GRAIN growers could stand to benefit from promising Western Australian research into a cost-effective seed coating technology with potential to boost cereal crop germination rates in water repellent soils.
Recent results from a trial with Grains Research and Development Corporation (GRDC) and Western Australian State Government investments found that seed coating with wetters provided higher agronomic efficiency than using the current method of placing wetters on top of, or in, the furrow.
Department of Primary Industries and Regional Development (DPIRD) development officer Geoff Anderson said the seed coating contained a surfactant that reduced the surface tension of the water and could improve germination by improving wetting of the seeding zone.
“Seed coatings with wetters applied at 0.065–0.325 litres per hectare achieved similar increases in plant density, tiller number, biomass and nutrient uptake as wetters applied to the furrow at 1–5 litres/hectare,” he said.
“The large responses in crop establishment, early growth and nutrient uptake observed in these experiments were due to the very dry May-June seasonal conditions and also because the experiments were sown dry.
“These results demonstrate the potential value of this technology to growers on the 10 million hectares of agricultural land estimated to be affected by water repellent soils across southern Australia.”
At the trial site at Darkan, Dr Anderson said the seed coated with soil wetter produced 34 per cent higher plant densities on average than the control with no treatment.
He said, in comparison, both of the soil-applied banded soil wetter treatments – in-furrow and on top of the furrow – averaged 47pc higher plant densities than the control plots, but these used much higher rates of wetters (at 1-5 L/ha) than the seed coating treatments and were therefore less cost effective.
At the Darkan site, in-furrow placement of wetters gave a 9pc grain yield response. Wetter coated to the seed at 4.0 L/t, and the wetter on top of furrow at 5L/ha also increased barley grain yield by 9pc.
At Badgingarra, the commercial soil-applied wetting agents also led to the highest plant growth, measured by tiller number.
The soil wetter, banded at 5L/ha on the top of the furrow, produced plants with the highest number of tillers (at 101 tillers/square metre), which was 130pc higher than the control (44 tillers/m2).
The treatment with seed wetter coated on the seed resulted in only slightly fewer tillers (between 70 and 92 tillers/m2), representing an increase in tiller numbers of more than 100pc compared to the control.
Higher tiller numbers carried through to higher biomass, with soil wetters applied at rates of 2-5L/ha placed on top of the furrow producing a biomass of about 3 tonnes of dry matter per hectare – or a 94pc increase in DM/ha compared to the control.
Seed coated with a soil wetter product had the next highest biomass of 2.5t DM/ha – an increase of 65pc compared to the control.
Final yield data was not collected at the Badgingarra experiment due to severe bird damage.
Coating wetter onto the seeds also has the potential to increase handling efficiency, according to Dr Anderson.
“Further investigation will take place this year into methods to coat seed with wetter on-farm using existing processes to make the technology even more cost effective,” he said.
“More work is needed, in conjunction with commercial seed coating and cleaning companies, to examine ways of adapting the seed coating technique to their equipment, for use in broadacre cropping.”
Research and economic analysis is continuing in 2018 with five trials.
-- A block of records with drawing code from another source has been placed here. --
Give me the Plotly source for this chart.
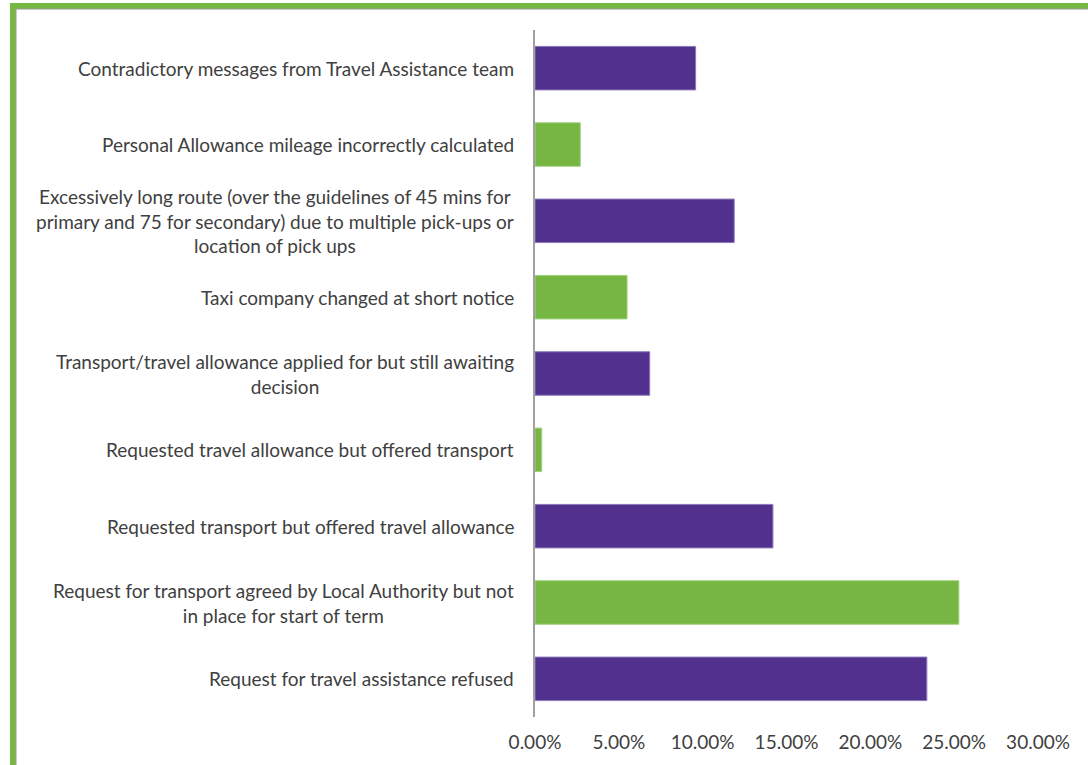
import plotly.graph_objects as go

categories = [
    "Contradictory messages from Travel Assistance team",
    "Personal Allowance mileage incorrectly calculated",
    "Excessively long route (over the guidelines of 45 mins for<br>primary and 75 for secondary) due to multiple pick-ups or<br>location of pick ups",
    "Taxi company changed at short notice",
    "Transport/travel allowance applied for but still awaiting<br>decision",
    "Requested travel allowance but offered transport",
    "Requested transport but offered travel allowance",
    "Request for transport agreed by Local Authority but not<br>in place for start of term",
    "Request for travel assistance refused",
]
values = [0.0958, 0.0270, 0.1188, 0.0549, 0.0684, 0.0040, 0.1419, 0.2528, 0.2337]
tick_vals = [0, 0.05, 0.10, 0.15, 0.20, 0.25, 0.30]

PURPLE = "#52308E"
GREEN = "#76B743"
bar_colors = [PURPLE if i % 2 == 0 else GREEN for i in range(len(categories))]
line_colors = ["#8A78B8" if i % 2 == 0 else "#A3D07F" for i in range(len(categories))]

FONT = "Lato"
TXT = "#404040"
FS = 19

fig = go.Figure(go.Bar(
    x=values,
    y=categories,
    orientation="h",
    marker=dict(color=bar_colors, line=dict(color=line_colors, width=1)),
    width=0.57,
    hoverinfo="skip",
))

annotations = []
for c in categories:
    annotations.append(dict(
        x=0, xref="paper", y=c, yref="y",
        text=c, showarrow=False, xanchor="right", yanchor="middle",
        align="center", xshift=-19,
        font=dict(family=FONT, size=FS, color=TXT),
    ))

shapes = [
    # green outer frame (left and top edges visible)
    dict(type="rect", xref="paper", yref="paper",
         x0=-1.0378, x1=1.3, y0=-0.3, y1=1.0349,
         line=dict(color="#77B843", width=6), fillcolor="rgba(0,0,0,0)", layer="above"),
    dict(type="rect", xref="paper", yref="paper",
         x0=-1.0318, x1=1.3, y0=-0.3, y1=1.0305,
         line=dict(color="#9A9A9A", width=1), fillcolor="rgba(0,0,0,0)", layer="above"),
]

fig.update_layout(
    width=1088, height=765,
    margin=dict(l=535, r=50, t=30, b=48),
    paper_bgcolor="white", plot_bgcolor="white",
    showlegend=False,
    hovermode=False,
    font=dict(family=FONT, size=FS, color=TXT),
    annotations=annotations,
    shapes=shapes,
    xaxis=dict(
        range=[0, 0.30], tickvals=tick_vals, tickformat=".2%",
        showgrid=False, zeroline=False, showline=False, ticks="",
        ticklabelstandoff=12, fixedrange=True,
        tickfont=dict(family=FONT, size=FS, color=TXT),
    ),
    yaxis=dict(
        autorange="reversed", showticklabels=False, showgrid=False,
        zeroline=False, showline=True, linecolor="#A0A0A0", linewidth=1.5,
        ticks="", fixedrange=True,
    ),
)

fig.write_html("out.html", config={"displayModeBar": False},
               post_script="document.body.style.margin='0px';")
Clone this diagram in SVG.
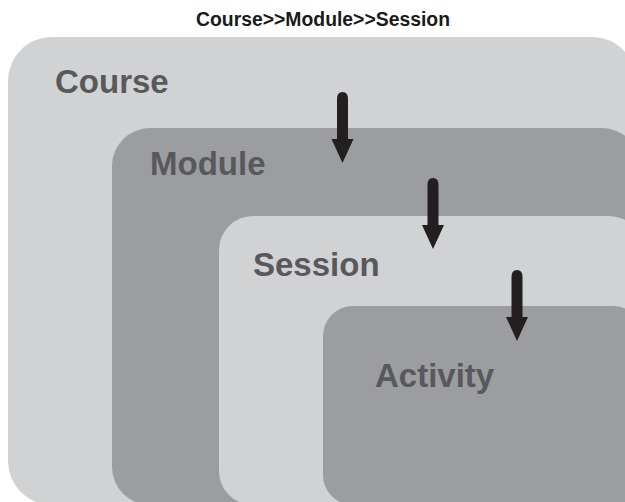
<svg xmlns="http://www.w3.org/2000/svg" xmlns:xlink="http://www.w3.org/1999/xlink" width="625" height="502" viewBox="0 0 625 502">
<style>
.light{fill:#d1d2d4}
.dark{fill:#9c9da1}
.lbl{font-family:"Liberation Sans",Arial,sans-serif;font-weight:bold;font-size:33px;fill:#58595b}
.title{font-family:"Liberation Sans",Arial,sans-serif;font-weight:bold;font-size:20px;fill:#1a1a1a}
.arrow{fill:#231f20}
</style>
<defs>
<path id="arr" d="M-5.5,7 Q-5.5,0 0,0 Q5.5,0 5.5,7 L5.5,47 L11,47 L0,71 L-11,47 L-5.5,47 Z"/>
</defs>
<rect width="625" height="502" fill="#ffffff"/>
<text class="title" x="323" y="26" text-anchor="middle" textLength="254" lengthAdjust="spacingAndGlyphs">Course&gt;&gt;Module&gt;&gt;Session</text>
<g id="course">
<rect class="light" x="8" y="37" width="628" height="468" rx="44" ry="44"/>
<text class="lbl" x="55" y="93">Course</text>
</g>
<g id="module">
<rect class="dark" x="112" y="128" width="528" height="377" rx="38" ry="38"/>
<text class="lbl" x="150" y="175">Module</text>
</g>
<g id="session">
<rect class="light" x="219" y="216" width="424" height="289" rx="34" ry="34"/>
<text class="lbl" x="253" y="276">Session</text>
</g>
<g id="activity">
<rect class="dark" x="323" y="306" width="320" height="199" rx="30" ry="30"/>
<text class="lbl" x="375" y="387">Activity</text>
</g>
<g id="connectors" class="arrow">
<use xlink:href="#arr" transform="translate(342.5,92)"/>
<use xlink:href="#arr" transform="translate(433,178)"/>
<use xlink:href="#arr" transform="translate(517,270)"/>
</g>
</svg>
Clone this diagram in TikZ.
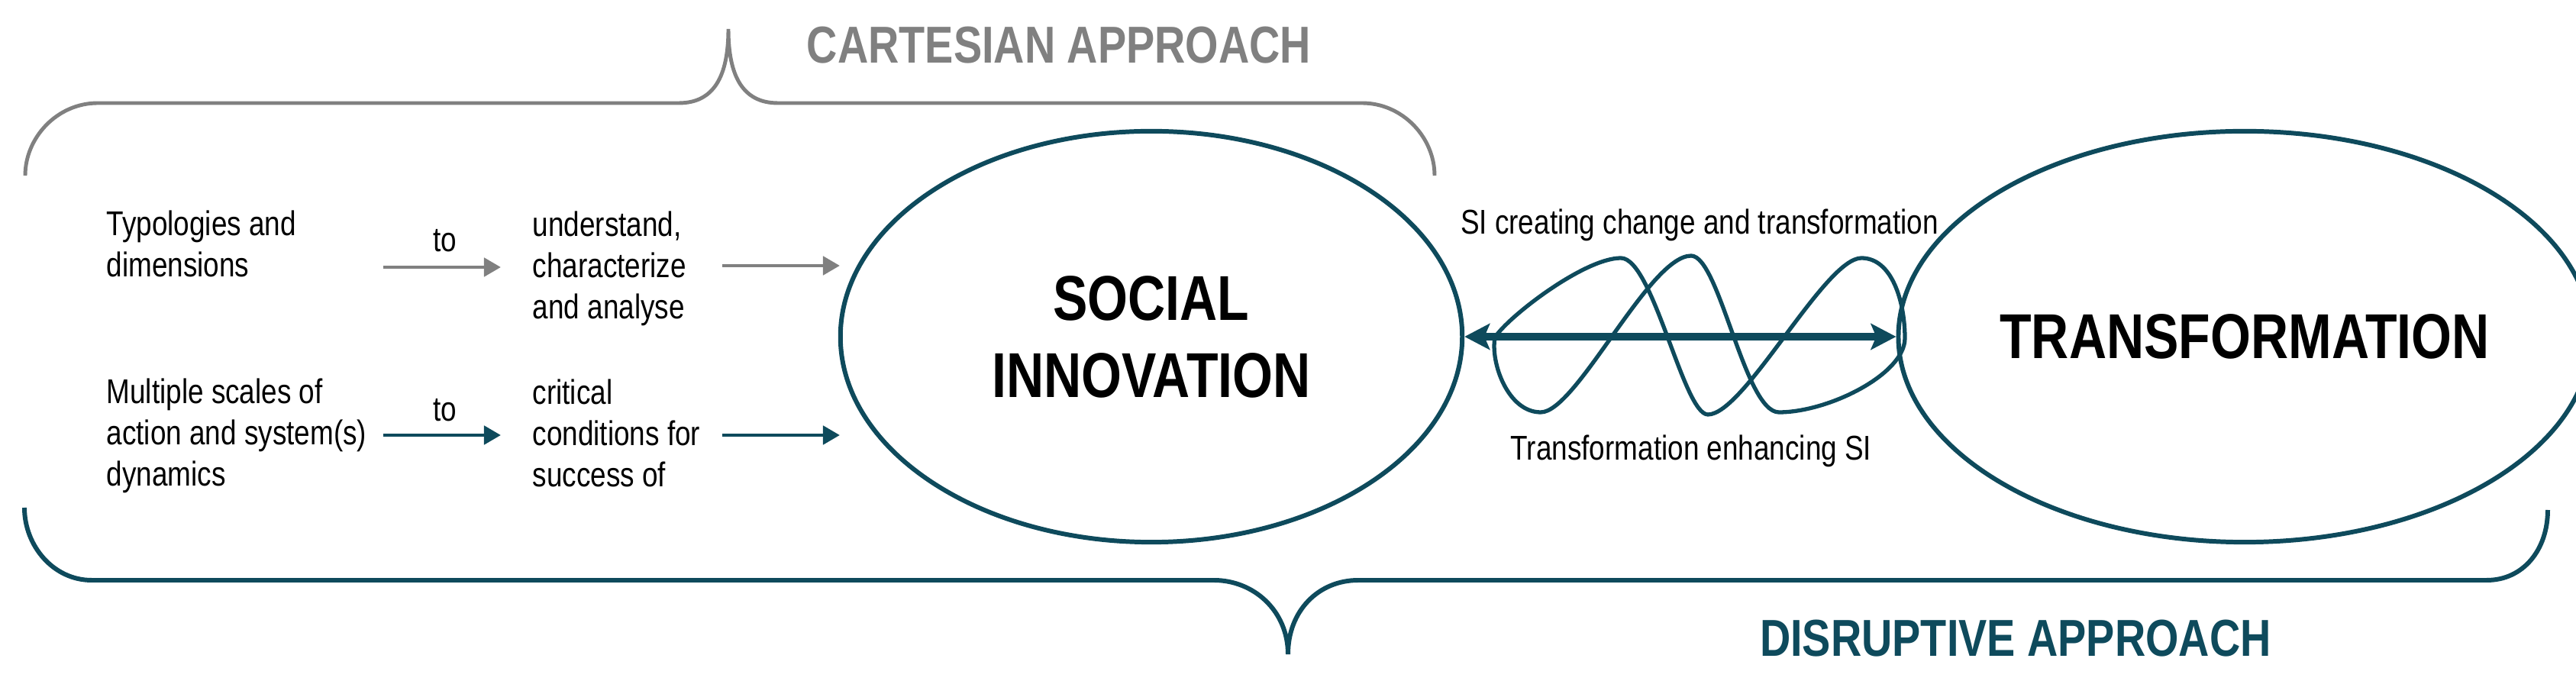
\documentclass[tikz,border=0pt]{standalone}
\usepackage{fontspec}
\setmainfont{Liberation Sans}[FakeStretch=0.82]
\usetikzlibrary{arrows.meta,shapes.geometric}
\definecolor{darkteal}{HTML}{0E4A5C}
\definecolor{cgray}{HTML}{808080}
\begin{document}
\begin{tikzpicture}[x=0.01cm,y=-0.01cm,
  small/.style={font=\fontsize{12.8}{15.4}\selectfont, inner sep=0pt, align=left, text=black},
  big/.style={font=\bfseries\fontsize{23.6}{28.7}\selectfont, text=black, align=center},
  head/.style={font=\bfseries\fontsize{19.35}{23}\selectfont, inner sep=0pt, anchor=base},
  bubble/.style={ellipse, draw=darkteal, line width=1.7pt, minimum width=8.14cm, minimum height=5.38cm, inner sep=0pt},
  garrow/.style={draw=cgray, line width=1.4pt, -{Triangle[length=0.22cm,width=0.24cm]}},
  darrow/.style={draw=darkteal, line width=1.4pt, -{Triangle[length=0.22cm,width=0.24cm]}},
  bigarrow/.style={draw=darkteal, line width=3pt, {Stealth[length=0.33cm,width=0.34cm,inset=0.07cm]}-{Stealth[length=0.33cm,width=0.34cm,inset=0.07cm]}},
  wave/.style={draw=darkteal, line width=1.5pt, line join=round},
  gbrace/.style={draw=cgray, line width=1.4pt},
  dbrace/.style={draw=darkteal, line width=1.7pt}
]
\useasboundingbox (0,0) rectangle (3374,892);

% braces
\draw[gbrace] (33,230) .. controls (33,180) and (75,135) .. (128,135) -- (889,135)
  .. controls (935,135) and (954,100) .. (954,38)
  .. controls (954,100) and (973,135) .. (1019,135) -- (1784,135)
  .. controls (1837,135) and (1879,180) .. (1879,230);
\draw[dbrace] (32,665) .. controls (32,715) and (70,760) .. (120,760) -- (1590,760)
  .. controls (1642,760) and (1687,800) .. (1687,857)
  .. controls (1687,800) and (1727,760) .. (1779,760) -- (3257,760)
  .. controls (3305,760) and (3337,720) .. (3337,668);

\node[head, text=cgray] (cart) at (1387,83) {CARTESIAN APPROACH};
\node[head, text=darkteal] (disr) at (2640,860) {DISRUPTIVE APPROACH};

% ellipses
\node[bubble, big] (si) at (1508,441) {SOCIAL\\INNOVATION};
\node[bubble, big] (tr) at (2940,441) {TRANSFORMATION};

% left texts (base anchor = baseline of the last line)
\node[small, anchor=base west] (t1) at (139,363) {Typologies and\\dimensions};
\node[small, anchor=base] (to1) at (583,330) {to};
\node[small, anchor=base west] (u1) at (697,418) {understand,\\characterize\\and analyse};
\node[small, anchor=base west] (m1) at (139,637) {Multiple scales of\\action and system(s)\\dynamics};
\node[small, anchor=base] (to2) at (583,552) {to};
\node[small, anchor=base west] (c1) at (697,638) {critical\\conditions for\\success of};

\coordinate (g1s) at (502,350); \coordinate (g1e) at (656,350);
\coordinate (g2s) at (946,348); \coordinate (g2e) at (1100,348);
\coordinate (d1s) at (502,570); \coordinate (d1e) at (656,570);
\coordinate (d2s) at (946,570); \coordinate (d2e) at (1100,570);
\draw[garrow] (g1s) -- (g1e);
\draw[garrow] (g2s) -- (g2e);
\draw[darrow] (d1s) -- (d1e);
\draw[darrow] (d2s) -- (d2e);

% interaction labels
\node[small, anchor=base] (sitop) at (2226,307) {SI creating change and transformation};
\node[small, anchor=base] (sibot) at (2215,603) {Transformation enhancing SI};

% intertwined loop
\draw[wave] (1958,442)
 .. controls (1975,415) and (2075,338) .. (2123,338)
 .. controls (2165,338) and (2205,543) .. (2237,543)
 .. controls (2285,543) and (2390,338) .. (2438,338)
 .. controls (2478,338) and (2495,395) .. (2495,443)
 .. controls (2495,490) and (2395,540) .. (2330,540)
 .. controls (2285,540) and (2252,335) .. (2215,335)
 .. controls (2160,335) and (2065,540) .. (2018,540)
 .. controls (1975,540) and (1952,475) .. (1958,442) -- cycle;

\draw[bigarrow] (si.east) -- (tr.west);
\end{tikzpicture}
\end{document}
Three trials will look at different coating techniques for wheat, barley and canola while two trials will assess the interaction between seed coating and nutrient uptake.
Coating seeds with wetters to improve crop establishment is a new field of research and more work is needed to gain a more accurate picture of crop establishment and yield benefits.
However, previous experiments have observed that wetters applied to furrows have increased plant density by 10–70pc with an associated increase in grain yield of 0–29pc. It is expected similar benefits could be gained from seed coating.